View source on GitHub

Information about a dataset.

tfds.core.DatasetInfo(
    builder, description=None, features=None, supervised_keys=None, homepage=None,
    urls=None, citation=None, metadata=None, redistribution_info=None
)

DatasetInfo documents datasets, including its name, version, and features. See the constructor arguments and properties for a full list.

Args:

  • builder: DatasetBuilder, dataset builder for this info.
  • description: str, description of this dataset.
  • features: tfds.features.FeaturesDict, Information on the feature dict of the tf.data.Dataset() object from the builder.as_dataset() method.
  • supervised_keys: tuple of (input_key, target_key), Specifies the input feature and the label for supervised learning, if applicable for the dataset. The keys correspond to the feature names to select in info.features. When calling tfds.core.DatasetBuilder.as_dataset() with as_supervised=True, the tf.data.Dataset object will yield the (input, target) defined here.
  • homepage: str, optional, the homepage for this dataset.
  • urls: DEPRECATED, use homepage instead.
  • citation: str, optional, the citation to use for this dataset.
  • metadata: tfds.core.Metadata, additonal object which will be stored/restored with the dataset. This allows for storing additional information with the dataset.
  • redistribution_info: dict, optional, information needed for redistribution, as specified in dataset_info_pb2.RedistributionInfo. The content of the license subfield will automatically be written to a LICENSE file stored with the dataset.

Attributes:

  • as_json
  • as_proto
  • citation
  • data_dir
  • dataset_size: Generated dataset files size, in bytes.
  • description
  • download_size: Downloaded files size, in bytes.
  • features
  • full_name: Full canonical name: (//).
  • homepage
  • initialized: Whether DatasetInfo has been fully initialized.
  • metadata
  • name
  • redistribution_info
  • splits
  • supervised_keys
  • version

Methods

compute_dynamic_properties

View source

compute_dynamic_properties()

initialize_from_bucket

View source

initialize_from_bucket()

Initialize DatasetInfo from GCS bucket info files.

read_from_directory

View source

read_from_directory(
    dataset_info_dir
)

Update DatasetInfo from the JSON file in dataset_info_dir.

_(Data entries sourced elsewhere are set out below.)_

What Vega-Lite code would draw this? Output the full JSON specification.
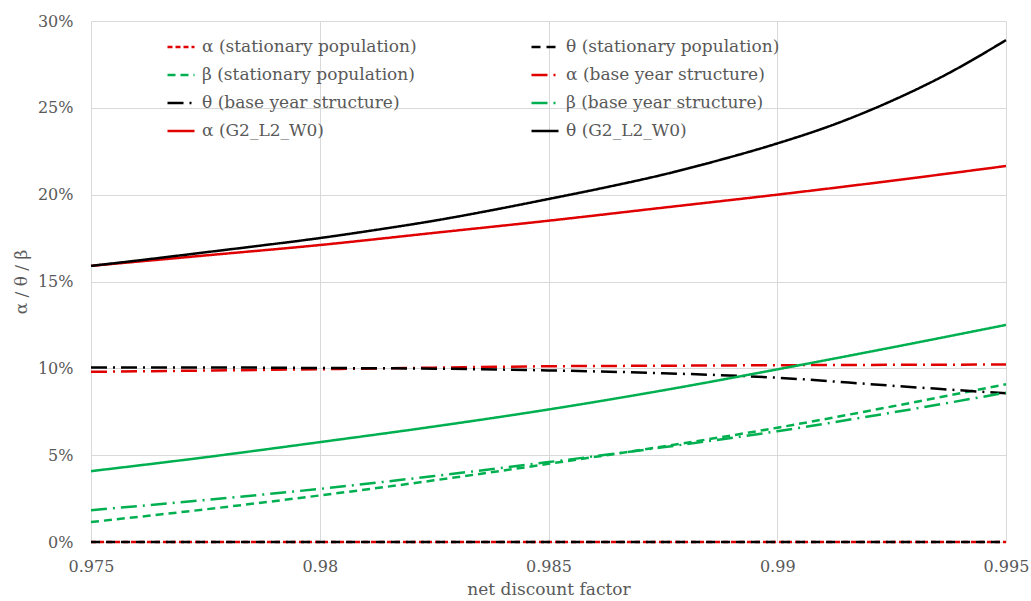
{
  "$schema": "https://vega.github.io/schema/vega-lite/v6.json",
  "width": 915,
  "height": 521,
  "autosize": {"type": "none"},
  "padding": {"left": 91, "top": 21, "right": 25, "bottom": 59},
  "background": "white",
  "config": {
    "view": {"stroke": null},
    "font": "DejaVu Serif",
    "axis": {"labelFont": "DejaVu Serif", "titleFont": "DejaVu Serif", "labelColor": "#595959", "titleColor": "#595959", "labelFontSize": 16, "titleFontSize": 17, "titleFontWeight": "normal", "gridColor": "#d9d9d9", "gridWidth": 1, "domain": false, "ticks": false}
  },
  "data": {"values": [
    {"x": 0.975, "s": "α (stationary population)", "v": 0},
    {"x": 0.995, "s": "α (stationary population)", "v": 0},
    {"x": 0.975, "s": "θ (stationary population)", "v": 0},
    {"x": 0.995, "s": "θ (stationary population)", "v": 0},
    {"x": 0.975, "s": "β (stationary population)", "v": 1.15},
    {"x": 0.9775, "s": "β (stationary population)", "v": 1.88},
    {"x": 0.98, "s": "β (stationary population)", "v": 2.68},
    {"x": 0.9825, "s": "β (stationary population)", "v": 3.55},
    {"x": 0.985, "s": "β (stationary population)", "v": 4.5},
    {"x": 0.9875, "s": "β (stationary population)", "v": 5.5},
    {"x": 0.99, "s": "β (stationary population)", "v": 6.58},
    {"x": 0.9925, "s": "β (stationary population)", "v": 7.8},
    {"x": 0.995, "s": "β (stationary population)", "v": 9.08},
    {"x": 0.975, "s": "α (base year structure)", "v": 9.8},
    {"x": 0.9775, "s": "α (base year structure)", "v": 9.87},
    {"x": 0.98, "s": "α (base year structure)", "v": 9.95},
    {"x": 0.9825, "s": "α (base year structure)", "v": 10.04},
    {"x": 0.985, "s": "α (base year structure)", "v": 10.12},
    {"x": 0.9875, "s": "α (base year structure)", "v": 10.15},
    {"x": 0.99, "s": "α (base year structure)", "v": 10.18},
    {"x": 0.9925, "s": "α (base year structure)", "v": 10.2},
    {"x": 0.995, "s": "α (base year structure)", "v": 10.22},
    {"x": 0.975, "s": "θ (base year structure)", "v": 10.05},
    {"x": 0.9775, "s": "θ (base year structure)", "v": 10.05},
    {"x": 0.98, "s": "θ (base year structure)", "v": 10.02},
    {"x": 0.9825, "s": "θ (base year structure)", "v": 9.98},
    {"x": 0.985, "s": "θ (base year structure)", "v": 9.88},
    {"x": 0.9875, "s": "θ (base year structure)", "v": 9.72},
    {"x": 0.99, "s": "θ (base year structure)", "v": 9.46},
    {"x": 0.9925, "s": "θ (base year structure)", "v": 9.0},
    {"x": 0.995, "s": "θ (base year structure)", "v": 8.56},
    {"x": 0.975, "s": "β (base year structure)", "v": 1.83},
    {"x": 0.9775, "s": "β (base year structure)", "v": 2.42},
    {"x": 0.98, "s": "β (base year structure)", "v": 3.06},
    {"x": 0.9825, "s": "β (base year structure)", "v": 3.8},
    {"x": 0.985, "s": "β (base year structure)", "v": 4.6},
    {"x": 0.9875, "s": "β (base year structure)", "v": 5.45},
    {"x": 0.99, "s": "β (base year structure)", "v": 6.38},
    {"x": 0.9925, "s": "β (base year structure)", "v": 7.45},
    {"x": 0.995, "s": "β (base year structure)", "v": 8.6},
    {"x": 0.975, "s": "β (G2_L2_W0)", "v": 4.08},
    {"x": 0.9775, "s": "β (G2_L2_W0)", "v": 4.88},
    {"x": 0.98, "s": "β (G2_L2_W0)", "v": 5.75},
    {"x": 0.9825, "s": "β (G2_L2_W0)", "v": 6.65},
    {"x": 0.985, "s": "β (G2_L2_W0)", "v": 7.63},
    {"x": 0.9875, "s": "β (G2_L2_W0)", "v": 8.73},
    {"x": 0.99, "s": "β (G2_L2_W0)", "v": 9.94},
    {"x": 0.9925, "s": "β (G2_L2_W0)", "v": 11.2},
    {"x": 0.995, "s": "β (G2_L2_W0)", "v": 12.5},
    {"x": 0.975, "s": "α (G2_L2_W0)", "v": 15.9},
    {"x": 0.9775, "s": "α (G2_L2_W0)", "v": 16.5},
    {"x": 0.98, "s": "α (G2_L2_W0)", "v": 17.1},
    {"x": 0.9825, "s": "α (G2_L2_W0)", "v": 17.8},
    {"x": 0.985, "s": "α (G2_L2_W0)", "v": 18.5},
    {"x": 0.9875, "s": "α (G2_L2_W0)", "v": 19.25},
    {"x": 0.99, "s": "α (G2_L2_W0)", "v": 20.0},
    {"x": 0.9925, "s": "α (G2_L2_W0)", "v": 20.8},
    {"x": 0.995, "s": "α (G2_L2_W0)", "v": 21.65},
    {"x": 0.975, "s": "θ (G2_L2_W0)", "v": 15.9},
    {"x": 0.97625, "s": "θ (G2_L2_W0)", "v": 16.28},
    {"x": 0.9775, "s": "θ (G2_L2_W0)", "v": 16.68},
    {"x": 0.97875, "s": "θ (G2_L2_W0)", "v": 17.08},
    {"x": 0.98, "s": "θ (G2_L2_W0)", "v": 17.5},
    {"x": 0.98125, "s": "θ (G2_L2_W0)", "v": 17.98},
    {"x": 0.9825, "s": "θ (G2_L2_W0)", "v": 18.5},
    {"x": 0.98375, "s": "θ (G2_L2_W0)", "v": 19.1},
    {"x": 0.985, "s": "θ (G2_L2_W0)", "v": 19.75},
    {"x": 0.98625, "s": "θ (G2_L2_W0)", "v": 20.42},
    {"x": 0.9875, "s": "θ (G2_L2_W0)", "v": 21.15},
    {"x": 0.98875, "s": "θ (G2_L2_W0)", "v": 22.0},
    {"x": 0.99, "s": "θ (G2_L2_W0)", "v": 22.95},
    {"x": 0.99125, "s": "θ (G2_L2_W0)", "v": 24.05},
    {"x": 0.9925, "s": "θ (G2_L2_W0)", "v": 25.4},
    {"x": 0.99375, "s": "θ (G2_L2_W0)", "v": 27.0},
    {"x": 0.995, "s": "θ (G2_L2_W0)", "v": 28.9}
  ]},
  "mark": {"type": "line", "interpolate": "monotone"},
  "encoding": {
    "x": {"field": "x", "type": "quantitative", "title": "net discount factor",
      "scale": {"domain": [0.975, 0.995], "nice": false, "zero": false},
      "axis": {"values": [0.975, 0.98, 0.985, 0.99, 0.995], "format": "~g", "labelPadding": 16, "titlePadding": 7, "labelFlush": false}},
    "y": {"field": "v", "type": "quantitative", "title": "α / θ / β",
      "scale": {"domain": [0, 30], "nice": false},
      "axis": {"values": [0, 5, 10, 15, 20, 25, 30], "labelExpr": "datum.value + '%'", "labelPadding": 18, "titlePadding": 7}},
    "color": {"field": "s", "type": "nominal",
      "scale": {
        "domain": ["α (stationary population)", "θ (stationary population)", "β (stationary population)", "α (base year structure)", "θ (base year structure)", "β (base year structure)", "α (G2_L2_W0)", "θ (G2_L2_W0)", "β (G2_L2_W0)"],
        "range": ["#e00000", "#000000", "#00b050", "#e00000", "#000000", "#00b050", "#e00000", "#000000", "#00b050"]},
      "legend": {"orient": "none", "legendX": 75, "legendY": 11, "columns": 2, "direction": "horizontal", "title": null,
        "values": ["α (stationary population)", "θ (stationary population)", "β (stationary population)", "α (base year structure)", "θ (base year structure)", "β (base year structure)", "α (G2_L2_W0)", "θ (G2_L2_W0)"],
        "symbolType": "stroke", "symbolSize": 729, "symbolStrokeWidth": 2.5, "labelFont": "DejaVu Serif", "labelFontSize": 17, "labelColor": "#595959", "labelOffset": 6, "rowPadding": 5, "columnPadding": 109, "labelLimit": 400}},
    "strokeDash": {"field": "s", "type": "nominal",
      "scale": {
        "domain": ["α (stationary population)", "θ (stationary population)", "β (stationary population)", "α (base year structure)", "θ (base year structure)", "β (base year structure)", "α (G2_L2_W0)", "θ (G2_L2_W0)", "β (G2_L2_W0)"],
        "range": [[5, 3], [9, 6], [8, 5], [16, 6, 2, 6], [16, 6, 2, 6], [16, 6, 2, 6], [1, 0], [1, 0], [1, 0]]},
      "legend": {"orient": "none", "legendX": 75, "legendY": 11, "columns": 2, "direction": "horizontal", "title": null,
        "values": ["α (stationary population)", "θ (stationary population)", "β (stationary population)", "α (base year structure)", "θ (base year structure)", "β (base year structure)", "α (G2_L2_W0)", "θ (G2_L2_W0)"],
        "symbolType": "stroke", "symbolSize": 729, "symbolStrokeWidth": 2.5, "labelFont": "DejaVu Serif", "labelFontSize": 17, "labelColor": "#595959", "labelOffset": 6, "rowPadding": 5, "columnPadding": 109, "labelLimit": 400}},
    "strokeWidth": {"field": "s", "type": "nominal",
      "scale": {
        "domain": ["α (stationary population)", "θ (stationary population)", "β (stationary population)", "α (base year structure)", "θ (base year structure)", "β (base year structure)", "α (G2_L2_W0)", "θ (G2_L2_W0)", "β (G2_L2_W0)"],
        "range": [2.5, 2.5, 2.5, 2.5, 2.5, 2.5, 1.4, 2.5, 2.2]},
      "legend": null}
  }
}
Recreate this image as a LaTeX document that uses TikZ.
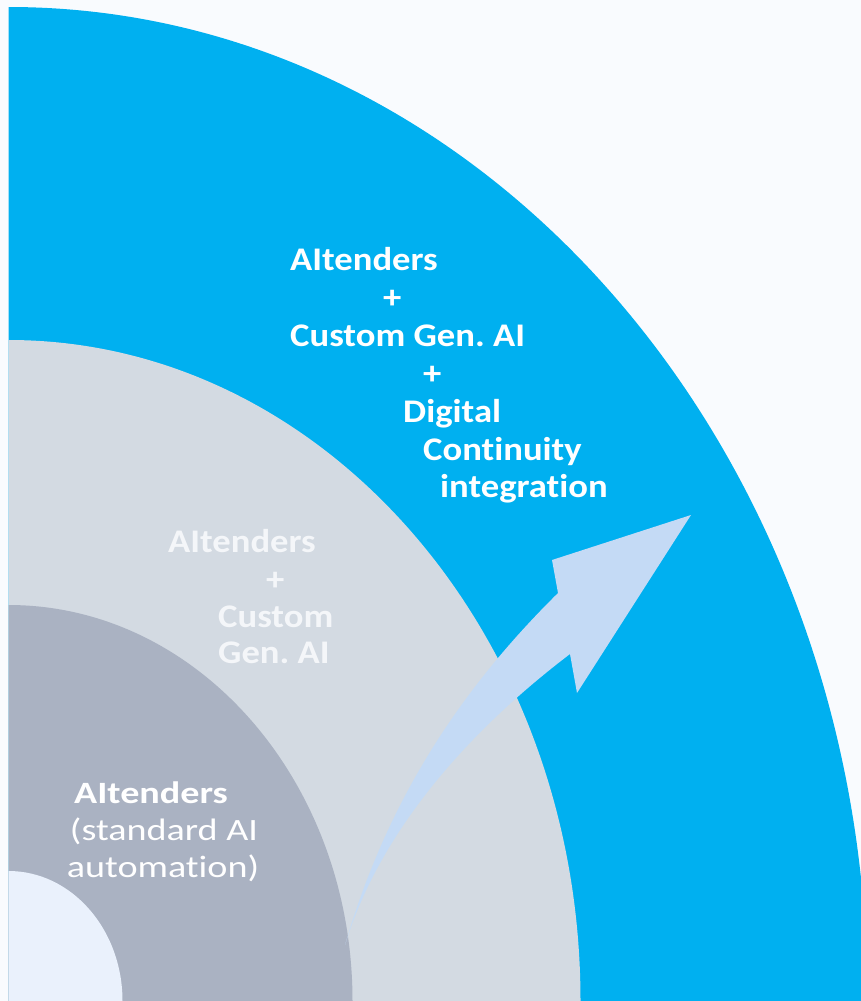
\documentclass[tikz,border=0pt]{standalone}
\usepackage{fontspec}
\setmainfont{Carlito}[FakeStretch=1.11, Ligatures=NoCommon]
\newfontfamily\widefont{Carlito}[FakeStretch=1.23, Ligatures=NoCommon]
\usepackage{tikz}
\frenchspacing

\definecolor{pageback}{HTML}{F9FBFE}
\definecolor{ringblue}{HTML}{00B0F0}
\definecolor{ringlight}{HTML}{D3DAE2}
\definecolor{ringdark}{HTML}{AAB2C2}
\definecolor{ringcore}{HTML}{EAF1FC}
\definecolor{arrowfill}{HTML}{C4DAF5}
\definecolor{softwhite}{HTML}{F4F6F9}

\begin{document}
\begin{tikzpicture}[x=1pt, y=-1pt,
big_text/.style={anchor=base west, inner sep=0pt, text=white, font=\fontsize{33pt}{38pt}\selectfont\bfseries},
soft_text/.style={big_text, text=softwhite},
core_text/.style={anchor=base west, inner sep=0pt, text=white, font=\widefont\fontsize{31pt}{37pt}\selectfont\bfseries},
plain_text/.style={anchor=base, inner sep=0pt, text=white, font=\widefont\fontsize{31pt}{37pt}\selectfont}]
\fill[pageback] (0,0) rectangle (861,1001);
\useasboundingbox (0,0) rectangle (861,1001);

\begin{scope}
\clip (8.5,0) rectangle (861,1001);
\fill[ringblue]  (8.5,1001) ellipse [x radius=859pt, y radius=994pt];
\fill[ringlight] (8.5,1001) ellipse [x radius=572pt, y radius=661pt];
\fill[ringdark]  (8.5,1001) ellipse [x radius=344pt, y radius=396pt];
\fill[ringcore]  (8.5,1001) ellipse [x radius=114pt, y radius=130pt];
\end{scope}

\fill[arrowfill] (345,945) .. controls (390,790) and (470,680) .. (558,593)
  -- (552,560) -- (691,515) -- (577,693) -- (570,654)
  .. controls (470,730) and (380,830) .. cycle;

\node[big_text] (outer1) at (290,270) {AItenders};
\node[big_text] (outer2) at (383,308) {+};
\node[big_text] (outer3) at (290,346) {Custom Gen. AI};
\node[big_text] (outer4) at (423,384) {+};
\node[big_text] (outer5) at (403,422) {Digital};
\node[big_text] (outer6) at (423,460) {Continuity};
\node[big_text] (outer7) at (440,497) {integration};

\node[soft_text] (mid1) at (168,552) {AItenders};
\node[soft_text] (mid2) at (266,590) {+};
\node[soft_text] (mid3) at (218,627) {Custom};
\node[soft_text] (mid4) at (218,663) {Gen. AI};

\node[core_text] (inner1) at (74,803) {AItenders};
\node[plain_text] (inner2) at (164,840) {(standard AI};
\node[plain_text] (inner3) at (163,877) {automation)};

\end{tikzpicture}
\end{document}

This function updates all the dynamically generated fields (num_examples, hash, time of creation,...) of the DatasetInfo.

This will overwrite all previous metadata.

Args:

  • dataset_info_dir: str The directory containing the metadata file. This should be the root directory of a specific dataset version.

update_splits_if_different

View source

update_splits_if_different(
    split_dict
)

Overwrite the splits if they are different from the current ones.

  • If splits aren't already defined or different (ex: different number of shards), then the new split dict is used. This will trigger stats computation during download_and_prepare.
  • If splits are already defined in DatasetInfo and similar (same names and shards): keep the restored split which contains the statistics (restored from GCS or file)

Args:

write_to_directory

View source

write_to_directory(
    dataset_info_dir
)

Write DatasetInfo as JSON to dataset_info_dir.